## [Instruction]
Pictures are not part of the copy. Give again exactly the lines from the one with "Reproduce this chart with D3.js." to the one with "var boxY = [6.633, 7.276];", inclusive.

## [The records]
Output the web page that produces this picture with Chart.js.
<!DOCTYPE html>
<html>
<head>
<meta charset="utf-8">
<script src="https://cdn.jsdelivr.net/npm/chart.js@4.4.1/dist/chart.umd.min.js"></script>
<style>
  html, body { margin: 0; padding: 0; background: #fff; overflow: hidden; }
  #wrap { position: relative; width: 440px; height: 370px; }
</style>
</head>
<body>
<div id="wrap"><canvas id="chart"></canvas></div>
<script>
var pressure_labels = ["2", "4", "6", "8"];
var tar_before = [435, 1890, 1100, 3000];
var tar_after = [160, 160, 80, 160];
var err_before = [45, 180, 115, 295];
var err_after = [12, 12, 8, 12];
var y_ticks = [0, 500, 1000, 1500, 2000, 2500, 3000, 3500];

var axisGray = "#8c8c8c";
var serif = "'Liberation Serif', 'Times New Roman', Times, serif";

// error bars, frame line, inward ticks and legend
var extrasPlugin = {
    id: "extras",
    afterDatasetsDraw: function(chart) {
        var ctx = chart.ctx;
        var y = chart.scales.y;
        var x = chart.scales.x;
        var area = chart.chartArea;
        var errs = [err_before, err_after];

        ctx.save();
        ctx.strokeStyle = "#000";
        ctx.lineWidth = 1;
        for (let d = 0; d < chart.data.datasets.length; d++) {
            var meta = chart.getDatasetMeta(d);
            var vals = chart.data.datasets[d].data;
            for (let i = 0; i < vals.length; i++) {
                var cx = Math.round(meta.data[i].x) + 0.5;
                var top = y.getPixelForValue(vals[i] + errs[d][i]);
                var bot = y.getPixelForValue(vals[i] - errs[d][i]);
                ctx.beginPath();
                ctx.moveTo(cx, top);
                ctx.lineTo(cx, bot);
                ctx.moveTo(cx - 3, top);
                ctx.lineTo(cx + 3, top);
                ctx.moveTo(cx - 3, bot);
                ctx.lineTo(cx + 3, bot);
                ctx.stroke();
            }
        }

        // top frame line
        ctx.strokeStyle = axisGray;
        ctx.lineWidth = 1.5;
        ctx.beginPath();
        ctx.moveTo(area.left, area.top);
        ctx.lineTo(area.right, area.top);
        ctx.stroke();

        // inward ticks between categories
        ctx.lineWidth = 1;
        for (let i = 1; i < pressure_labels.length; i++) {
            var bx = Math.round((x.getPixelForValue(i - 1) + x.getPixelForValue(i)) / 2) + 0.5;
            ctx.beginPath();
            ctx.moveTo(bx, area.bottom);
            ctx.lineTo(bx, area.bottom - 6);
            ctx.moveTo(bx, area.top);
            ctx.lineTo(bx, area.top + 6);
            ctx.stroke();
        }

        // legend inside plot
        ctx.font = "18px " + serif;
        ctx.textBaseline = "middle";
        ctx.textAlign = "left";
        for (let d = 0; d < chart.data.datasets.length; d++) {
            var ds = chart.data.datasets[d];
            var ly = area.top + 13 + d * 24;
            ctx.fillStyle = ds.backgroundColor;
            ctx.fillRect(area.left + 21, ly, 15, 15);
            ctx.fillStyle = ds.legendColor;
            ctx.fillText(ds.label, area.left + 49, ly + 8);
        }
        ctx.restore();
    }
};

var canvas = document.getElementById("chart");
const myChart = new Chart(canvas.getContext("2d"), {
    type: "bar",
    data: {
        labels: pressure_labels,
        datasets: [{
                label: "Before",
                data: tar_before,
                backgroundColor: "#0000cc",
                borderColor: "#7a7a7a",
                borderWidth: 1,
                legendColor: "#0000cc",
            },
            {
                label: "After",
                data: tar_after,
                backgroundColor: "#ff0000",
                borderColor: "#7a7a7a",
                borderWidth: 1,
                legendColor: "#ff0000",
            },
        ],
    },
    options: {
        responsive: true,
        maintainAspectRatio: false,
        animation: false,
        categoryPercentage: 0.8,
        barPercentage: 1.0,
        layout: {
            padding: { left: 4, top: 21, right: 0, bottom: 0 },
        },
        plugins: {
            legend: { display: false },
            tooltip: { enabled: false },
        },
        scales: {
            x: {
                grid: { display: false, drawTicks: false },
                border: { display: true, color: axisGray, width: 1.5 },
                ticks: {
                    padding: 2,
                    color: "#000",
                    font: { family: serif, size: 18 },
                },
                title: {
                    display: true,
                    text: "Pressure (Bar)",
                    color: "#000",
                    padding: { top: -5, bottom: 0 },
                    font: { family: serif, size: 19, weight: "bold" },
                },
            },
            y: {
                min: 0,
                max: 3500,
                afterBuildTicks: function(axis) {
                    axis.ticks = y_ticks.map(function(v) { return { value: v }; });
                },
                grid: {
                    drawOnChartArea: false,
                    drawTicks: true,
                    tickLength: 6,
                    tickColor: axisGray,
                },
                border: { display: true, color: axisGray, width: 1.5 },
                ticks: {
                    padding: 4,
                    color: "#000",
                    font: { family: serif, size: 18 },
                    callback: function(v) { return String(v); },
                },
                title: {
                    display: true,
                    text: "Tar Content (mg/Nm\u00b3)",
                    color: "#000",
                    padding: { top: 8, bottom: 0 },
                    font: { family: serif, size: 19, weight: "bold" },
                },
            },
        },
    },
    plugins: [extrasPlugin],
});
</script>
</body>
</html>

...

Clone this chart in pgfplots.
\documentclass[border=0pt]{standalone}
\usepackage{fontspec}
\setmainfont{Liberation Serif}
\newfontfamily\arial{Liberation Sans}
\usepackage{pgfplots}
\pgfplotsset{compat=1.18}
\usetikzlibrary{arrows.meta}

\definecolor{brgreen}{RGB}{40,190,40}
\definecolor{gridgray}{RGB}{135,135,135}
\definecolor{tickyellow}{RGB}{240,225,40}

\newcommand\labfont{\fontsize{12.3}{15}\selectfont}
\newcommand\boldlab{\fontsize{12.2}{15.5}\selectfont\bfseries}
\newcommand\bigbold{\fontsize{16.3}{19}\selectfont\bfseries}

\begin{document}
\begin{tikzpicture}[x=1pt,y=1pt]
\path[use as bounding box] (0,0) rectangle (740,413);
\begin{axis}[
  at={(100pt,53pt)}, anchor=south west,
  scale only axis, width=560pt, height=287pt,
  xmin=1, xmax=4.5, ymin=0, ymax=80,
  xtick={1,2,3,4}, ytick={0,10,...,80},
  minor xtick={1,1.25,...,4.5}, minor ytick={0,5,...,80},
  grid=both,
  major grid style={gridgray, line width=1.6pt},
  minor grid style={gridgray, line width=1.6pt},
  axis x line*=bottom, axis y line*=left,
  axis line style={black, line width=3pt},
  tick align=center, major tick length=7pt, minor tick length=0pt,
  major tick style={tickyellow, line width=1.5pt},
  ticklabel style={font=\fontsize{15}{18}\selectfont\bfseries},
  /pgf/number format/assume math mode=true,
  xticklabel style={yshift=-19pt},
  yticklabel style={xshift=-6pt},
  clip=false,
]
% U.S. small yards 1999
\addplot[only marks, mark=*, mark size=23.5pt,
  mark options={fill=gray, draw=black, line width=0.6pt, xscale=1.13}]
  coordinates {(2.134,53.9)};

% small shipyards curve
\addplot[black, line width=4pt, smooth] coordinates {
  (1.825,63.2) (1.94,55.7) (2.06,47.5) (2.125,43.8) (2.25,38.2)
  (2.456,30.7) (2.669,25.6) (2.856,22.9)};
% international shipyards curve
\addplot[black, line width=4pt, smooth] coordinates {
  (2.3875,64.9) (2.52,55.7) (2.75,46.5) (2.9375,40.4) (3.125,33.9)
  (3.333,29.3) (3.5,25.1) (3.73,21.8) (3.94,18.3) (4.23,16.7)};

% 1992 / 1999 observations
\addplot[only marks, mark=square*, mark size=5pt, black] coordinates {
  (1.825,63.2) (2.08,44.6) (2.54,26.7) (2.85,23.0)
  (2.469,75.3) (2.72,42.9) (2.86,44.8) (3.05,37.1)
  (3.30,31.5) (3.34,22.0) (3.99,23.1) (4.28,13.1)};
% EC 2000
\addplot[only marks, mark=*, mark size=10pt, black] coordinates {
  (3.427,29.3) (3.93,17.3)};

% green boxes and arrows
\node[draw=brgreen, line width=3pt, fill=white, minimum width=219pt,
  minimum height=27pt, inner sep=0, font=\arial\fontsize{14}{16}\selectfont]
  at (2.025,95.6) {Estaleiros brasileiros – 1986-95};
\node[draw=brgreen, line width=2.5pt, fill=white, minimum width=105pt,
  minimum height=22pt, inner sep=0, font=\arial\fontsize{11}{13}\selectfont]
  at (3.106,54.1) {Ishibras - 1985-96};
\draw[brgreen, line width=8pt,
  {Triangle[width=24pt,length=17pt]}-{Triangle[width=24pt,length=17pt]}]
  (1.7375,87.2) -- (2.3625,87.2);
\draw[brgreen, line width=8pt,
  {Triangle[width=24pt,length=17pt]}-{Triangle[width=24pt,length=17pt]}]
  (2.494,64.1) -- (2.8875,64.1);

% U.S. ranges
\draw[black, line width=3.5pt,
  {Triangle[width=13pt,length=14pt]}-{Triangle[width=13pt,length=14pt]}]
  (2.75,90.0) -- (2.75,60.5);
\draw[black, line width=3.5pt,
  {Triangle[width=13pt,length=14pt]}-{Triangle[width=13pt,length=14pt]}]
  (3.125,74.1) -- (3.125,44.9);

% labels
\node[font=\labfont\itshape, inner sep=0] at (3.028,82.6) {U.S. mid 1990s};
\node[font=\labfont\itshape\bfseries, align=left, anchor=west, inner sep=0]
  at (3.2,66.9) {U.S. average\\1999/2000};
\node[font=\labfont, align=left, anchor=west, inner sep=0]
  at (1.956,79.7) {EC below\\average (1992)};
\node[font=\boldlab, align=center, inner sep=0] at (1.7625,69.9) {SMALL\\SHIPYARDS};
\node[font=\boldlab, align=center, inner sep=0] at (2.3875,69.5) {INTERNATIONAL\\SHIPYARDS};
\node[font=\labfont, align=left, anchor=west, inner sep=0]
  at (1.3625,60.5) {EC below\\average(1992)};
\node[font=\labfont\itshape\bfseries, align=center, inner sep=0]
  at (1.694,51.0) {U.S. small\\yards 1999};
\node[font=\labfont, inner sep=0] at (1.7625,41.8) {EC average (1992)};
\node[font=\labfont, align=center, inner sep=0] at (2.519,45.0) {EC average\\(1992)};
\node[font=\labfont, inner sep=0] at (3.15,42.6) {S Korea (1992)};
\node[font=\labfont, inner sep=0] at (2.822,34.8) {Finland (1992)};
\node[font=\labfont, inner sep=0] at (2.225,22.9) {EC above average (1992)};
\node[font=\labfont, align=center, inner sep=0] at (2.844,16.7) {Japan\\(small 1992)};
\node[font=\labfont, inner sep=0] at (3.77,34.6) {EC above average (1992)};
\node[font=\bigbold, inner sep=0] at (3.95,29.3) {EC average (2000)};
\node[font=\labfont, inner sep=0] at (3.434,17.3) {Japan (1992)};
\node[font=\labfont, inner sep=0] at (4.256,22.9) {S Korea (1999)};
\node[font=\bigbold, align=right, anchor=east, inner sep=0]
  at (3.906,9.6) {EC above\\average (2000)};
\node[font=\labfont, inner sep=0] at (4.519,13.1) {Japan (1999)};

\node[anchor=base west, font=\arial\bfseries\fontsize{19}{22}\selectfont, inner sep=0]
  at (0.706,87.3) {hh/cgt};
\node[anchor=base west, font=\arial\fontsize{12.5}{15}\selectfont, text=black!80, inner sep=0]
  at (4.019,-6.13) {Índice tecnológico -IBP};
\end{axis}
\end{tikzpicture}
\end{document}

---

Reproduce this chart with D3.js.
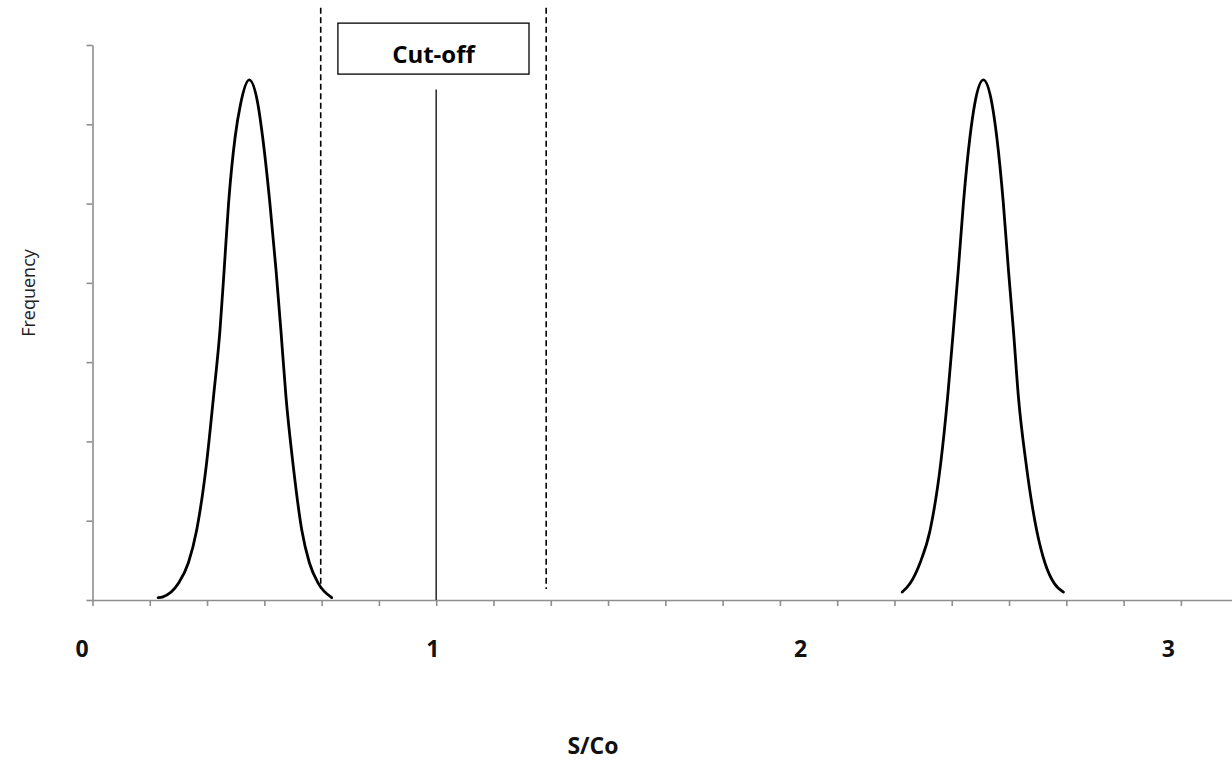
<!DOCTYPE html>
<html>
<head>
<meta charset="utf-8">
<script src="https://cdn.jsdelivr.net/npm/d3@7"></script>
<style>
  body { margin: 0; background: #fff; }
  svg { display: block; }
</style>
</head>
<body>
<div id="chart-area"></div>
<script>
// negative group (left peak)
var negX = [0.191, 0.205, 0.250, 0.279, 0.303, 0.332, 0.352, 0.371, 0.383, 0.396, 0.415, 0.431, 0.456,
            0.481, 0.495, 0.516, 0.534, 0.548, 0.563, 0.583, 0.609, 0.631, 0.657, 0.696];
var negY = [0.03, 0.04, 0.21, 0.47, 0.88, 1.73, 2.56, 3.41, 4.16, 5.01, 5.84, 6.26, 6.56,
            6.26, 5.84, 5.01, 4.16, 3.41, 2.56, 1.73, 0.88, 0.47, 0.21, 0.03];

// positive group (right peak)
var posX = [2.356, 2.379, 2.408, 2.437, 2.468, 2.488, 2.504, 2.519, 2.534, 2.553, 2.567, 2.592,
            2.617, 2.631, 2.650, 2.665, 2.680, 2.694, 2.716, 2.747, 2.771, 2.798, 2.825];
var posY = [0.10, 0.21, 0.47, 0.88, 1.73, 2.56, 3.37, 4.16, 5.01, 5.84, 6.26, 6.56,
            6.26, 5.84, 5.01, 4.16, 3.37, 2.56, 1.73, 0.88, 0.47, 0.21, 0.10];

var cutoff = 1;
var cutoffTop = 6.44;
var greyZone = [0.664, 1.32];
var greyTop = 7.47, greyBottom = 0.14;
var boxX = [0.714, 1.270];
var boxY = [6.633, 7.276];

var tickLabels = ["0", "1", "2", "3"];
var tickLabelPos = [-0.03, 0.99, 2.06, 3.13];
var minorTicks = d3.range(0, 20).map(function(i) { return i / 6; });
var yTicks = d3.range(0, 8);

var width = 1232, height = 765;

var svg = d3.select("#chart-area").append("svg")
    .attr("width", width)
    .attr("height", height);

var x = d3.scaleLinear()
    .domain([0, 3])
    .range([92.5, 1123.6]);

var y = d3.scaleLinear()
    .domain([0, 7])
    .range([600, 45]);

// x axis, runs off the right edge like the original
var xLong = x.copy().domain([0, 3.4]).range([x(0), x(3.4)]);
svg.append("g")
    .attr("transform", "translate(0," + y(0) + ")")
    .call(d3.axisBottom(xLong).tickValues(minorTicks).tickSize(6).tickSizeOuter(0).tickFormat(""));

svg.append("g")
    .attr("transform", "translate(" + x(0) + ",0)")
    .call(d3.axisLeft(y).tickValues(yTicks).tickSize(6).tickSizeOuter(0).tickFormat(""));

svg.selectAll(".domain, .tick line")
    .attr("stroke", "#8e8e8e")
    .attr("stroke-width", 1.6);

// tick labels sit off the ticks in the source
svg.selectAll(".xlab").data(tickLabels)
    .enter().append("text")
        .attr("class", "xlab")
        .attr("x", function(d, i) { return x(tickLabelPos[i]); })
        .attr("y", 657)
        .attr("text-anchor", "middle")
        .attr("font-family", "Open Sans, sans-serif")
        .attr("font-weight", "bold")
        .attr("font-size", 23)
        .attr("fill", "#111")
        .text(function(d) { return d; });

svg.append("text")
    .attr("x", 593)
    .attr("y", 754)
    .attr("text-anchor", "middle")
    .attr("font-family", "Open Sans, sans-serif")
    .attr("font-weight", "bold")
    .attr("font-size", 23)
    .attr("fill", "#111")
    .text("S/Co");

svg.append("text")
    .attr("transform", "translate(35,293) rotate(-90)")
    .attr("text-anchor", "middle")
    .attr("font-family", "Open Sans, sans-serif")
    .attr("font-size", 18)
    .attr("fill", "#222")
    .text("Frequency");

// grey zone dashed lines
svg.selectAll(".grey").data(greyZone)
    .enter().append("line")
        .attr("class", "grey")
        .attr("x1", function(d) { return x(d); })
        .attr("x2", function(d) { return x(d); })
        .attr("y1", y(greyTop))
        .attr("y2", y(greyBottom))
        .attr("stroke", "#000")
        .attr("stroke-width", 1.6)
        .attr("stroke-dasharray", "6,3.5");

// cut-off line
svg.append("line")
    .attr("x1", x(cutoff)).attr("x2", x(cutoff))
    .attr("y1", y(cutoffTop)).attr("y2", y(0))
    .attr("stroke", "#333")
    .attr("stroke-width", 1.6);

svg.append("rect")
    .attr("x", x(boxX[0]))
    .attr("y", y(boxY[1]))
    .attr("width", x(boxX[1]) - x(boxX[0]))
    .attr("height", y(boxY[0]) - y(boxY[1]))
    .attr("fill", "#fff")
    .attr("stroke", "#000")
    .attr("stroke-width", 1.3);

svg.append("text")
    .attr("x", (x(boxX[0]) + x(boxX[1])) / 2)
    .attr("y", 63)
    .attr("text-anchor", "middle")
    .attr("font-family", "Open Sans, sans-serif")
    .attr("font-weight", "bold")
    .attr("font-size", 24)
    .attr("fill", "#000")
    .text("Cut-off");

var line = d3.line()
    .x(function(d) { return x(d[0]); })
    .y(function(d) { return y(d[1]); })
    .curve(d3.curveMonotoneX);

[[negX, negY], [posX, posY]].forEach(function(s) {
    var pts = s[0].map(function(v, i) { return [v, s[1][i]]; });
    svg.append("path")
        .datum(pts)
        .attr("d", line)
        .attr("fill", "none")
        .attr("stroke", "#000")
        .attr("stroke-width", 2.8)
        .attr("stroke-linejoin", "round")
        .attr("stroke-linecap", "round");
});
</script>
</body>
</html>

## [Result below]
Reproduce this chart with D3.js.
<!DOCTYPE html>
<html>
<head>
<meta charset="utf-8">
<script src="https://cdn.jsdelivr.net/npm/d3@7"></script>
<style>
  body { margin: 0; background: #fff; }
  svg { display: block; }
</style>
</head>
<body>
<div id="chart-area"></div>
<script>
// negative group (left peak)
var negX = [0.191, 0.205, 0.250, 0.279, 0.303, 0.332, 0.352, 0.371, 0.383, 0.396, 0.415, 0.431, 0.456,
            0.481, 0.495, 0.516, 0.534, 0.548, 0.563, 0.583, 0.609, 0.631, 0.657, 0.696];
var negY = [0.03, 0.04, 0.21, 0.47, 0.88, 1.73, 2.56, 3.41, 4.16, 5.01, 5.84, 6.26, 6.56,
            6.26, 5.84, 5.01, 4.16, 3.41, 2.56, 1.73, 0.88, 0.47, 0.21, 0.03];

// positive group (right peak)
var posX = [2.356, 2.379, 2.408, 2.437, 2.468, 2.488, 2.504, 2.519, 2.534, 2.553, 2.567, 2.592,
            2.617, 2.631, 2.650, 2.665, 2.680, 2.694, 2.716, 2.747, 2.771, 2.798, 2.825];
var posY = [0.10, 0.21, 0.47, 0.88, 1.73, 2.56, 3.37, 4.16, 5.01, 5.84, 6.26, 6.56,
            6.26, 5.84, 5.01, 4.16, 3.37, 2.56, 1.73, 0.88, 0.47, 0.21, 0.10];

var cutoff = 1;
var cutoffTop = 6.44;
var greyZone = [0.664, 1.32];
var greyTop = 7.47, greyBottom = 0.14;
var boxX = [0.714, 1.270];
var boxY = [6.633, 7.276];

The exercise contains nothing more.